To what extent do you think publication audits should be factored into organizational strategic planning?

DC: I think, in any strategic planning, defining upfront what metrics you’re going to look at to decide whether you’ve been successful or not is so important. I think that can be a little harder if you’re trying something new with publications because you don’t have past data to build off of. But having some sort of mechanism to determine if something looks to be working is important. For example, maybe you’ve decided to produce a new kind of content. In that case, you’re probably going to want to look about three months down the road to see what sort of readership it’s gotten and whether it’s reaching the intended audiences. If you’re going out for practitioners and finding that the content isn’t being consumed by that group, then that may be telling you something about its value in the market you’re targeting.

I would also say that now probably isn’t the time to set major growth goals. If you’re trying an experimental thing, you’ll probably want to focus on setting some sort of low bars for success early on, to help decide whether to really invest in that project. I think starting small and allowing yourself to course-correct along the way, or even bail out if something isn’t working before you’ve wasted more resources, is the main thing with any new initiative.

Traditionally, at some scholarly societies, society matters and journal matters have remained somewhat separate — do you think that is starting to change?

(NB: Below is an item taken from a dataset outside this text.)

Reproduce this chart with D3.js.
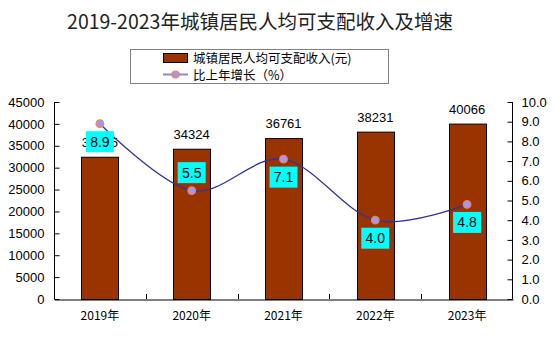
<!DOCTYPE html>
<html><head><meta charset="utf-8">
<script src="https://cdn.jsdelivr.net/npm/d3@7"></script>
<style>
html,body{margin:0;padding:0;background:#fff;}
svg{display:block;}
text{font-family:"Liberation Sans",Arial,"Noto Sans CJK SC",sans-serif;}
.cjk{font-family:"Noto Sans CJK SC","Liberation Sans",sans-serif;}
</style></head>
<body>
<script>
const categories = ["2019年","2020年","2021年","2022年","2023年"];
const incomeValues = [32495, 34324, 36761, 38231, 40066];
const growthValues = [8.9, 5.5, 7.1, 4.0, 4.8];
const leftTicks = [0,5000,10000,15000,20000,25000,30000,35000,40000,45000];
const rightTicks = [0,1,2,3,4,5,6,7,8,9,10];
const growthLabelPos = ["below","above","below","below","below"];
const titleText = "2019-2023年城镇居民人均可支配收入及增速";
const legendIncome = "城镇居民人均可支配收入(元)";
const legendGrowth = "比上年增长（%）";

const W = 555, H = 340;
const m = {left:54, right:42, top:102, bottom:41};
const svg = d3.select("body").append("svg").attr("width",W).attr("height",H);

const x = d3.scaleBand().domain(categories).range([m.left, W-m.right]).padding(0);
const yL = d3.scaleLinear().domain([0,45000]).range([H-m.bottom, m.top]);
const yR = d3.scaleLinear().domain([0,10]).range([H-m.bottom, m.top]);

// title
svg.append("text").attr("class","cjk").attr("x",260).attr("y",29)
  .attr("text-anchor","middle").attr("font-size",19.5).attr("fill","#222")
  .text(titleText);

// legend
const lg = svg.append("g");
lg.append("rect").attr("x",130.5).attr("y",49.5).attr("width",258).attr("height",34)
  .attr("fill","none").attr("stroke","#000").attr("stroke-dasharray","1,1");
lg.append("rect").attr("x",163.5).attr("y",53.5).attr("width",24).attr("height",9)
  .attr("fill","#993300").attr("stroke","#000");
lg.append("text").attr("class","cjk").attr("x",193).attr("y",62.5).attr("font-size",12.5).text(legendIncome);
lg.append("line").attr("x1",163).attr("x2",188).attr("y1",74.5).attr("y2",74.5)
  .attr("stroke","#8a86d6").attr("stroke-width",2);
lg.append("circle").attr("cx",175.5).attr("cy",74.5).attr("r",3.5)
  .attr("fill","#9999ff").attr("stroke","#ff7f3f").attr("stroke-width",1.2);
lg.append("text").attr("class","cjk").attr("x",193).attr("y",79.5).attr("font-size",12.5).text(legendGrowth);

// bars
const bw = 37;
svg.append("g").selectAll("rect").data(incomeValues).join("rect")
  .attr("x",(d,i)=>Math.round(x(categories[i])+x.bandwidth()/2-bw/2)+0.5)
  .attr("y",d=>yL(d)+0.5)
  .attr("width",bw)
  .attr("height",d=>yL(0)-yL(d))
  .attr("fill","#993300").attr("stroke","#000").attr("stroke-width",1);

// bar value labels
svg.append("g").selectAll("text").data(incomeValues).join("text")
  .attr("x",(d,i)=>x(categories[i])+x.bandwidth()/2)
  .attr("y",d=>yL(d)-10)
  .attr("text-anchor","middle").attr("font-size",13).attr("fill","#000")
  .text(d=>d);

// axes
const axL = d3.axisLeft(yL).tickValues(leftTicks).tickSize(-5).tickPadding(10).tickFormat(d3.format("d"));
const gL = svg.append("g").attr("transform",`translate(${m.left+0.5},0)`).call(axL);
const axR = d3.axisRight(yR).tickValues(rightTicks).tickSize(-5).tickPadding(9).tickFormat(d3.format(".1f"));
const gR = svg.append("g").attr("transform",`translate(${W-m.right-0.5},0)`).call(axR);
const axB = d3.axisBottom(x).tickSize(0).tickPadding(12);
const gB = svg.append("g").attr("transform",`translate(0,${H-m.bottom+0.5})`).call(axB);
[gL,gR,gB].forEach(g=>{
  g.select(".domain").attr("stroke","#000");
  g.selectAll(".tick line").attr("stroke","#000");
  g.selectAll("text").attr("font-size",13).attr("fill","#000");
});
gL.select(".domain").attr("d",`M0,${yL(45000)}V${yL(0)}`);
gR.select(".domain").attr("d",`M0,${yR(10)}V${yR(0)}`);
gB.selectAll("text").attr("class","cjk").attr("font-size",12);
// category boundary ticks pointing up
const bounds = categories.slice(1).map(c=>x(c));
svg.append("g").selectAll("line").data(bounds).join("line")
  .attr("x1",d=>Math.round(d)+0.5).attr("x2",d=>Math.round(d)+0.5)
  .attr("y1",H-m.bottom).attr("y2",H-m.bottom-5).attr("stroke","#000");

// growth line
const pts = growthValues.map((v,i)=>[x(categories[i])+x.bandwidth()/2, yR(v)]);
svg.append("path").attr("d",d3.line().curve(d3.curveCardinal.tension(0))(pts))
  .attr("fill","none").attr("stroke","#333399").attr("stroke-width",1.3);
svg.append("g").selectAll("circle").data(pts).join("circle")
  .attr("cx",d=>d[0]).attr("cy",d=>d[1]).attr("r",3.8)
  .attr("fill","#9999ff").attr("stroke","#ff7f3f").attr("stroke-width",1.2);

// growth labels
const lbl = svg.append("g").selectAll("g").data(growthValues).join("g")
  .attr("transform",(d,i)=>{
    const cx = pts[i][0], cy = pts[i][1];
    const ty = growthLabelPos[i]==="below" ? cy+18 : cy-18;
    return `translate(${cx},${ty})`;
  });
lbl.append("rect").attr("x",-14).attr("y",-10.5).attr("width",28).attr("height",21).attr("fill","#00ffff");
lbl.append("text").attr("text-anchor","middle").attr("y",5).attr("font-size",14).attr("fill","#000")
  .text(d=>d.toFixed(1));
</script>
</body></html>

DC: I think that’s so common. I think publications end up being kind of disconnected from what the rest of the society is doing. For example, what continuing education is doing in many societies touches on all the same topics as their publications but there isn’t a real integration between those groups. I think an editorial team that kind of supersedes individual divisions is one way to approach that, to have representatives from different sides of the society at the table talking about shared topic areas and new content and promotion opportunities. At ASCE, one of the things we’ve talked about is having common taxonomy across the organization, which can help make it easier to integrate content digitally.

Do you think journal program priorities have shifted at all in the current landscape?

DC: I still think author and reviewer satisfaction are crucial. And reviewer fatigue is a real thing, especially now that people are out of their labs and universities and have a lot more on their plates. We have to make it easy for them, or we’re not going to be able to get reviewers. Now also, journals that have had kind of natural submission growth may or may not continue to see that. So you do want to be doing whatever you can to attract the best papers. I think the need to revisit current business models and look for different sources of revenue feels more real now than before. It’s hard to try to balance what we can do while understanding that everybody’s budgets are limited. That’s a bigger challenge I think than it used to be.

What do you think has changed the most for journal publishing programs in recent years?

DC: I think back to years ago when the big question was, “when are journals going to start moving from print to digital?” Everybody thought it was going to happen overnight, but it took a lot longer for that transformation to truly occur. Now it feels like there is constantly the next thing that’s coming along, so in a way I would say it’s kind of the pace of how quickly things have been changing that feels like the biggest change. There is always the next big thing that you’re looking at — from digital to OA to open data — the big changes keep marching on.